Senators in crunch meeting over ‘contentious’ revenue formula amid looming cash crisis

Some 19 counties set to lose Sh15 billion if new formula is adopted

In Summary

• Senators clash over formula that will see 19 counties lose Sh15 billion

• Speaker Lusaka has convened a special sitting to discuss the proposed new revenue sharing formula

Senate Speaker Ken Lusaka during an interview with the Star in his office at Parliament Buildings, Nairobi, on Monday
Senate Speaker Ken Lusaka during an interview with the Star in his office at Parliament Buildings, Nairobi, on Monday

A Senate committee will convene a crunch meeting on Monday to unlock the impasse over the proposed new revenue sharing formula among counties, amid a looming cash crisis in the devolved units.

The senators have clashed over the contentious formula proposed by the Commission on Revenue Allocation after revelations that about 20 counties could lose up to Sh15 billion, if the method is applied.

The third generation formula will determine how the 47 counties will share the Sh316.5 billion allocated to them in the 2020-21 budget.

The Finance and Budget committee, which has been considering the formula since last year, has failed to reach a middle ground after senators whose counties stand to lose billions rejected it.

“We have a meeting tomorrow [Monday] to determine how to proceed,” Minority Chief Whip Mutula Kilonzo Jr, who is a member of the committee,” said.

 “The proposed formula is very contentious. Once applied, over 20 counties will lose the revenue they received in the last financial year,” Kilonzo added.
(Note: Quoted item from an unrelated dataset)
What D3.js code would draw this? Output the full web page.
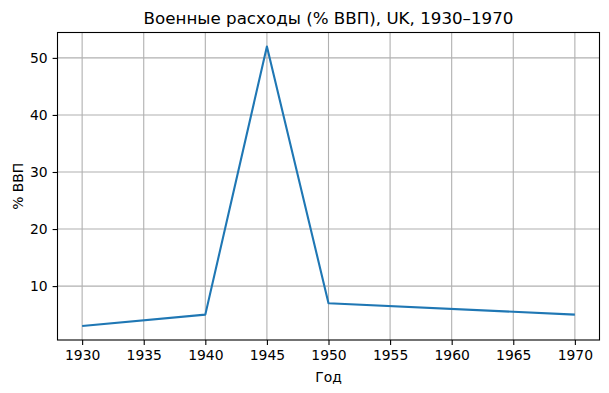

Last Friday, Speaker Kenneth Lusaka gazetted a special sitting of the House on Tuesday to discuss the formula whose stalemate has stalled the approval of the County Allocation of Revenue Bill, 2020.

The Bill splits the Exchequer allocation among the 47 counties.

Its passage is overdue and further delays could plunge the devolved units – some of whom rely entirely on the national allocation – into a serious cash crunch.

But nominated Senator Isaac Mwaura, who served as the vice chairman of the panel until reshuffles were done last week, sought to allay fears of a looming cash crisis.

“They can withdraw up to 50 per cent pending the approval of County Allocation of Revenue Bill, 2020. So, it is fine,” he said.

Article 217 of the Constitution stipulates that the revenue-sharing formula be reviewed every five years.

However, the Sixth Schedule of the Constitution further provides that the first and second determinations of the basis of the division of revenue among the counties were to be made at three-year intervals.

The last formula was reviewed five years ago.

Last year, CRA developed a new formula and sent it to the Senate for approval. However, the method has been pending in the Finance and Budget committee since then.

The proposed formula adopts sector specific-funding approach unlike the current one that places more weight on the land mass, population and poverty level.

The formula assigns health 15 per cent, basic share 14 per cent, agriculture 10, while population has been weighted 18 from 45 per cent in the current formula. Landmass has been assigned five per cent and urban area given similar weight.

If applied, some 19 counties, including Mombasa, Kwale, Kilifi, Mandera, Wajir and Garissa, will lose more than Sh15 billion.

Mandera will lose Sh2.09 billion, Wajir will forgo Sh1.4 billion, Kwale Sh1.2 billion and Kilifi Sh1.1 billion.

Other losers are Marsabit (Sh984 million), Narok (Sh853 million), Mombasa (Sh682 million), Makueni (Sh574 million), (Nyamira Sh560 million), Tana River (Sh499 million), Tharaka Nithi (Sh499 million) and Garissa (Sh484 million).

Kilonzo said the loss will be detrimental to the counties, adding that the committee will not hesitate to recommend to the House the retention of the current formula as they seek opinions on how to improve the proposed one.

“Our work is to minimise such discrepancies or find a way to cushion counties. When all fails, the option is status quo, and request for more resource,” he said.

The Makueni senator said the problem has been caused by the new population data released last year and the fact that the shareable revenue has not changed from last year's.

However, the formula would give more cash to some 28 counties, if adopted.

Some of the big winners are Kiambu (Sh1.3 billion), Nairobi (Sh1.2 billion), Uasin Gishu (Sh923 million), Nandi (Sh788 million), Kajiado (Sh765 million), Nakuru (Sh744 million) and Laikipia Sh660 million).

Others are Trans Nzoia (Sh656 million), Kirinyaga (Sh538 million), Baringo (Sh537 million), Bomet (Sh456 million) and West Pokot (Sh444 million).

In April, Nairobi Senator Johnson Sakaja protested the continued use of the obsolete formula, saying that it was disadvantaging some counties.